The old pot sighed and held out his arm with such grace…
- Please, have a seat, he said, and continued his speech with softness.
She sat down at our table without even giving me a look. I knew these sessions annoyed her nearly as much as it annoyed her, and I expected an amused knowing look, or smile. I found her so pallid. Maybe she was really ill? I could not help glimpsing at her, from time to time, it was impossible she did not notice, and even under her collected “I do as if I was listening” attitude, I felt there was something else. I tried another approach.
- Scully, pss…
She turned to me. She looked tired. She cut me:- Not now Mulder.
- Scully…
- I lost a patient, she said with a look that did not allow any answer.
- Thank God, I breathed out more mechanically than to be heard.
- What?
She stared at me like if I was completely nuts, frowning in the Dana-Scully-angry-but-I-am-fine look. She settled her jaw and watched mister bubble-bubble talking.
I do not know if you have ever been to a pseudo conference, where you never intended to go, but by some fate, you find yourself sitting exactly where you did not want to be. That was me. But I waited for my partner at the end of the session. She stayed sat until every other agent had left the room. She then got up, and I was ready to follow her, when the old guy, so old I wonder if he was still in age to pump the air at the FBI, came toward us and said:
- Agent Scully, we haven’t had the pleasure to see you here in years; I understand you have bonds more important than the FBI, but I will appreciate your attendance at the next week session, same hour.
And he left. I could barely believe it. Scully raised an eyebrow and sighed. And we both left.
- Hey Scully, I have something to tell you, yesterday evening I was in the woods and I might have a new X-File. I have material to show you, if you could…
I was so excited to tell her about my new discovery that I had not seen she was weeping silently.
- I know this is pretty horrible, but I’ll come with you if you want.
She closed her eyes and shook her head, sign it was too deep for humor. I grabbed her arm to make her stop, and she immediately put her arms around herself. I put an arm around her shoulders, and walked her away. “Come”, I had told her. Scully did not like to show her emotions, and it was clumsy of me to have forgotten we were in a corridor of the FBI. We went to the staircase, nobody ever used them.
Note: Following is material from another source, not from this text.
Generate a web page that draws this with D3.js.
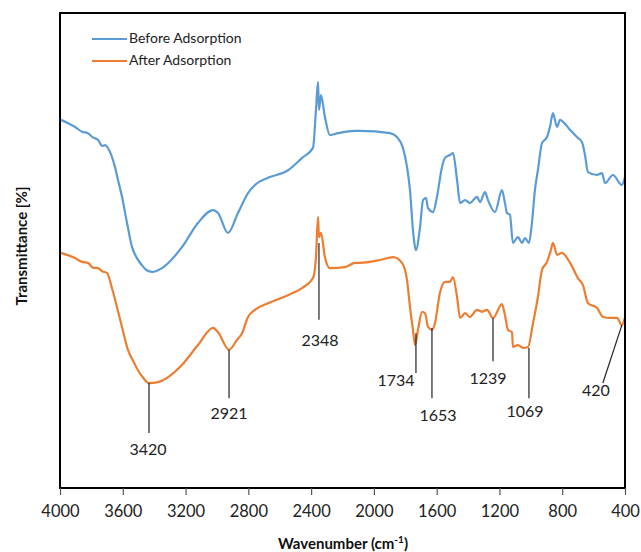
<!DOCTYPE html>
<html><head><meta charset="utf-8">
<script src="https://cdn.jsdelivr.net/npm/d3@7"></script>
<style>body{margin:0;background:#fff}svg{display:block;font-family:Lato,"Open Sans",sans-serif}</style>
</head><body><svg id="c" width="641" height="552"></svg>
<script>
// Wavenumbers (cm-1) and transmittance (arbitrary %)
const beforeWn = [3994,3904,3860,3822,3790,3758,3730,3713,3681,3650,3630,3605,3573,3541,3510,3478,3450,3414,3350,3223,3121,3025,2993,2930,2866,2802,2758,2675,2547,2458,2388,2369,2356,2350,2337,2312,2280,2229,2120,2088,1897,1853,1815,1789,1770,1751,1732,1706,1687,1668,1655,1623,1598,1566,1547,1515,1496,1470,1451,1419,1388,1343,1324,1292,1273,1228,1184,1165,1152,1133,1114,1082,1056,1037,1012,993,974,955,929,897,878,859,833,814,795,750,706,674,655,636,578,547,527,477,420,400];
const beforeT  = [77.5,76.0,75.0,74.7,73.8,73.3,72.0,72.2,70.7,67.6,64.8,61.3,55.8,50.7,48.4,46.9,45.9,45.5,46.3,50.7,55.8,58.5,57.9,53.7,57.9,62.1,63.8,65.3,66.9,69.5,71.6,79.6,85.5,79.6,82.7,78.1,74.3,74.7,75.2,75.2,74.7,73.9,71.6,67.6,62.7,54.3,50.1,54.9,60.6,61.1,58.9,58.1,61.3,67.6,69.5,70.1,70.5,64.8,60.0,60.6,60.0,61.3,60.2,62.3,60.6,58.1,62.7,60.0,57.9,57.5,51.6,52.8,51.6,52.6,51.6,55.8,62.7,66.9,72.6,73.9,76.0,78.9,76.0,77.5,77.1,75.4,73.9,72.8,70.1,66.5,65.9,66.3,64.2,65.9,63.8,65.5];
const afterWn  = [3994,3904,3860,3822,3790,3758,3730,3701,3669,3637,3605,3567,3530,3503,3470,3433,3376,3223,3121,3025,2993,2923,2872,2840,2802,2758,2675,2547,2458,2388,2369,2356,2350,2337,2312,2280,2184,2120,2088,1961,1878,1821,1789,1770,1751,1738,1719,1693,1674,1655,1630,1611,1579,1547,1515,1496,1470,1451,1419,1388,1343,1311,1279,1241,1184,1165,1146,1120,1114,1082,1050,1018,986,955,929,897,872,859,833,802,750,700,668,636,578,540,496,451,420,400];
const afterT   = [49.5,48.4,47.6,47.4,46.4,46.3,45.6,45.3,42.1,38.1,33.9,29.1,26.5,24.8,23.2,22.1,22.3,25.9,30.1,33.7,32.8,29.1,31.2,32.6,36.0,37.5,38.9,40.6,42.1,44.2,48.6,57.1,52.8,53.7,48.6,46.3,46.5,47.4,47.4,48.0,48.6,47.4,43.8,38.1,33.3,30.1,33.3,37.1,36.8,33.9,33.3,34.7,41.1,43.4,43.4,44.4,40.2,35.8,36.8,36.0,37.5,37.1,37.5,35.8,38.7,36.4,33.3,32.8,29.7,30.1,29.5,29.7,34.7,40.2,45.9,47.6,50.1,51.6,49.1,49.5,47.4,44.2,42.7,38.9,37.9,36.0,35.8,35.8,34.3,36.0];
const seriesNames = ["Before Adsorption","After Adsorption"];
const xTicks = [4000,3600,3200,2800,2400,2000,1600,1200,800,400];
// peak annotations: label, wavenumber where the leader sits, leader top/bottom (T)
const peakLabels = ["3420","2921","2348","1734","1653","1239","1069","420"];
const peakWn     = [3433,2923,2350,1732,1630,1241,1012,420];
const peakTop    = [22.1,29.1,51.6,32.6,33.7,35.8,29.5,34.3];
const peakBottom = [11.6,18.9,35.4,24.2,18.9,26.7,18.9,22.1];

const svg = d3.select("#c");
const L=60, R=625, T=13, B=488;
const x = d3.scaleLinear().domain([4000,400]).range([L,R]);
const y = d3.scaleLinear().domain([0,100]).range([B,T]);
const colors = ["#5B9BD5","#ED7D31"];

const line = d3.line().x(d=>x(d[0])).y(d=>y(d[1])).curve(d3.curveMonotoneX);
const before = beforeWn.map((w,i)=>[w,beforeT[i]]);
const after = afterWn.map((w,i)=>[w,afterT[i]]);

svg.append("clipPath").attr("id","cp").append("rect").attr("x",L).attr("y",T).attr("width",R-L).attr("height",B-T);

svg.append("path").datum(before).attr("d",line).attr("fill","none").attr("stroke",colors[0]).attr("stroke-width",2.2).attr("stroke-linejoin","round").attr("clip-path","url(#cp)");
svg.append("path").datum(after).attr("d",line).attr("fill","none").attr("stroke",colors[1]).attr("stroke-width",2.2).attr("stroke-linejoin","round").attr("clip-path","url(#cp)");

// annotations
const labelOff = [[-1,18],[0,17],[1,22],[-20,9],[6,19],[-5,19],[-4,15],[-26,9]];
peakLabels.forEach((lab,i)=>{
  const xb = lab==="420" ? x(peakWn[i]) - 19 : x(peakWn[i]);
  svg.append("line").attr("x1",x(peakWn[i])).attr("y1",y(peakTop[i]))
    .attr("x2",xb).attr("y2",y(peakBottom[i]))
    .attr("stroke","#222").attr("stroke-width",1.2);
  svg.append("text").attr("x",x(peakWn[i])+labelOff[i][0]).attr("y",y(peakBottom[i])+labelOff[i][1])
    .attr("text-anchor","middle").attr("dominant-baseline","middle")
    .attr("font-size",16).attr("fill","#222").text(lab);
});

// box
svg.append("rect").attr("x",L).attr("y",T).attr("width",R-L).attr("height",B-T)
  .attr("fill","none").attr("stroke","#000").attr("stroke-width",2);

// x axis
const ax = svg.append("g").attr("transform",`translate(0,${B})`)
  .call(d3.axisBottom(x).tickValues(xTicks).tickSize(7).tickPadding(10).tickFormat(d3.format("d")));
ax.select(".domain").remove();
ax.selectAll("line").attr("stroke","#555").attr("stroke-width",1.2);
ax.selectAll("text").attr("font-size",16.5).attr("fill","#222").attr("font-family","Lato,sans-serif");

// axis titles
const xt = svg.append("text").attr("x",343).attr("y",549).attr("text-anchor","middle")
  .attr("font-weight","bold").attr("font-size",15).attr("fill","#111");
xt.append("tspan").text("Wavenumber (cm");
xt.append("tspan").attr("font-size",10).attr("dy",-6).text("-1");
xt.append("tspan").attr("dy",6).text(")");

svg.append("text").attr("transform","translate(27,246) rotate(-90)").attr("text-anchor","middle")
  .attr("font-weight","bold").attr("font-size",15).attr("fill","#111").text("Transmittance [%]");

// legend
seriesNames.forEach((n,i)=>{
  const yy = 39 + i*22;
  svg.append("line").attr("x1",92).attr("x2",127).attr("y1",yy).attr("y2",yy).attr("stroke",colors[i]).attr("stroke-width",2);
  svg.append("text").attr("x",129).attr("y",yy).attr("dominant-baseline","middle").attr("font-size",14).attr("fill","#222").text(n);
});
</script></body></html>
I closed the door. Gently, I hugged her, and I let her sob the time she needed. I had learnt in the psychology class, that some people reacted so. But it was Scully. And as strong as she was most of the time, and in spite of my knowledge, it was so painful when she cried that each time I thought I would never be the magician to appease her. And I would never dare to ask her why she had cried. I admitted to myself I selfishly was happy it was not because she was sick.
And she pulled away from me, and we went back to our office just as nothing had ever happened.
- What was that stuff you wanted to show me? She said casually, as if we had lost the track of these last minutes.
- Maybe an X-File, I said.
And I told her all my adventures in the woods. She listened to me, serious and focused like always, and she waited for me to be finished before she spoke.
- They were licking frogs? Was the first thing she said, eyebrow up, arms folded, and then, Mulder, did you think that maybe they were so drugged they would have told you everything you wanted to hear?
I nodded.
- What do you say about that?
I took a good handful of the powder I had kept in my pocket and dropped it on a sheet. She watched it and said, apparently quite irritated:
- It looks like, let me guess, chalk?
I shrugged.
- I don’t know, could you have it analyzed for me?
- Sure, she said.
And that was all.
I went back to the forest in the evening, and I waited in the dark that something happened.